**Data**.
§
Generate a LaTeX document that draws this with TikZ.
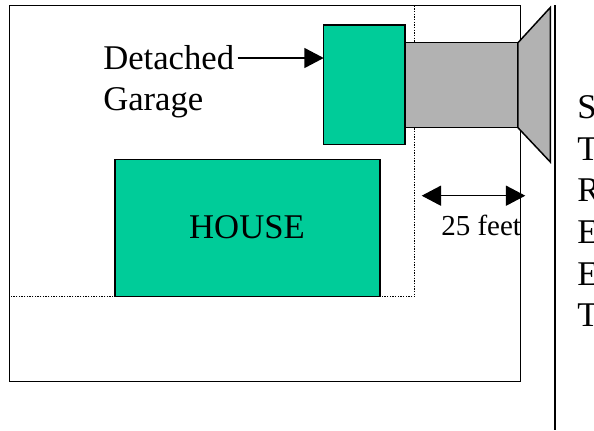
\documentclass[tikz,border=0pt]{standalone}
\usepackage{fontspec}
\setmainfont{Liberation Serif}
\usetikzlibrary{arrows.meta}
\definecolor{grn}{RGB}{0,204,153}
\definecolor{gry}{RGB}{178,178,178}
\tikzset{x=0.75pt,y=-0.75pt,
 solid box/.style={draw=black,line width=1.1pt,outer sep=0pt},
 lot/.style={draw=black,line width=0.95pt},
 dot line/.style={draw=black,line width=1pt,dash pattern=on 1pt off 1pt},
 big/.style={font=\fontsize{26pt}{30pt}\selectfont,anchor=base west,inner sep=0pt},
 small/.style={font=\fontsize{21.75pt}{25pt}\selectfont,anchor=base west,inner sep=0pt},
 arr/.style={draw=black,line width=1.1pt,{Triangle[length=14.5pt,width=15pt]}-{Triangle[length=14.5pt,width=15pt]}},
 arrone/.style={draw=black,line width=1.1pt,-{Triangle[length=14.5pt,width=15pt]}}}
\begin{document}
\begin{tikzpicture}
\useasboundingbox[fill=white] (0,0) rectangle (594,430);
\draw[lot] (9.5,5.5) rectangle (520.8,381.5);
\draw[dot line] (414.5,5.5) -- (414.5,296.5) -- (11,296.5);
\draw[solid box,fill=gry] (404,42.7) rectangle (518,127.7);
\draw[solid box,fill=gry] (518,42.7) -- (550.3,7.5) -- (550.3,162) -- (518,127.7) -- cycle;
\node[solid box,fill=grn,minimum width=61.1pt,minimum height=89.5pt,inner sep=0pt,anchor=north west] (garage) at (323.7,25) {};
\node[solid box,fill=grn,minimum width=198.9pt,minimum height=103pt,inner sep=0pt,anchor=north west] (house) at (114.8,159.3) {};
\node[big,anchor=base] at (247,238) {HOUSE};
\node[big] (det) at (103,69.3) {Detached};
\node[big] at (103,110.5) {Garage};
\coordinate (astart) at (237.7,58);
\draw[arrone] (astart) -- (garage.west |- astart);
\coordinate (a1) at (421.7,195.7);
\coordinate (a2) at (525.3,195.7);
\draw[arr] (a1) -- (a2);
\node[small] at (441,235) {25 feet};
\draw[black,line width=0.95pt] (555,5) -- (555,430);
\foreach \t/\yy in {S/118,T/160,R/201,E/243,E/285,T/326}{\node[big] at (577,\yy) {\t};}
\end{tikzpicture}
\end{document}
§
**What the task requires**.
Reproduce the listing exactly. Leave its pictures out.

**Task output**.
Generate a LaTeX document that draws this with TikZ.
\documentclass[tikz,border=0pt]{standalone}
\usepackage{fontspec}
\setmainfont{Liberation Serif}
\usetikzlibrary{arrows.meta}
\definecolor{grn}{RGB}{0,204,153}
\definecolor{gry}{RGB}{178,178,178}
\tikzset{x=0.75pt,y=-0.75pt,
 solid box/.style={draw=black,line width=1.1pt,outer sep=0pt},
 lot/.style={draw=black,line width=0.95pt},
 dot line/.style={draw=black,line width=1pt,dash pattern=on 1pt off 1pt},
 big/.style={font=\fontsize{26pt}{30pt}\selectfont,anchor=base west,inner sep=0pt},
 small/.style={font=\fontsize{21.75pt}{25pt}\selectfont,anchor=base west,inner sep=0pt},
 arr/.style={draw=black,line width=1.1pt,{Triangle[length=14.5pt,width=15pt]}-{Triangle[length=14.5pt,width=15pt]}},
 arrone/.style={draw=black,line width=1.1pt,-{Triangle[length=14.5pt,width=15pt]}}}
\begin{document}
\begin{tikzpicture}
\useasboundingbox[fill=white] (0,0) rectangle (594,430);
\draw[lot] (9.5,5.5) rectangle (520.8,381.5);
\draw[dot line] (414.5,5.5) -- (414.5,296.5) -- (11,296.5);
\draw[solid box,fill=gry] (404,42.7) rectangle (518,127.7);
\draw[solid box,fill=gry] (518,42.7) -- (550.3,7.5) -- (550.3,162) -- (518,127.7) -- cycle;
\node[solid box,fill=grn,minimum width=61.1pt,minimum height=89.5pt,inner sep=0pt,anchor=north west] (garage) at (323.7,25) {};
\node[solid box,fill=grn,minimum width=198.9pt,minimum height=103pt,inner sep=0pt,anchor=north west] (house) at (114.8,159.3) {};
\node[big,anchor=base] at (247,238) {HOUSE};
\node[big] (det) at (103,69.3) {Detached};
\node[big] at (103,110.5) {Garage};
\coordinate (astart) at (237.7,58);
\draw[arrone] (astart) -- (garage.west |- astart);
\coordinate (a1) at (421.7,195.7);
\coordinate (a2) at (525.3,195.7);
\draw[arr] (a1) -- (a2);
\node[small] at (441,235) {25 feet};
\draw[black,line width=0.95pt] (555,5) -- (555,430);
\foreach \t/\yy in {S/118,T/160,R/201,E/243,E/285,T/326}{\node[big] at (577,\yy) {\t};}
\end{tikzpicture}
\end{document}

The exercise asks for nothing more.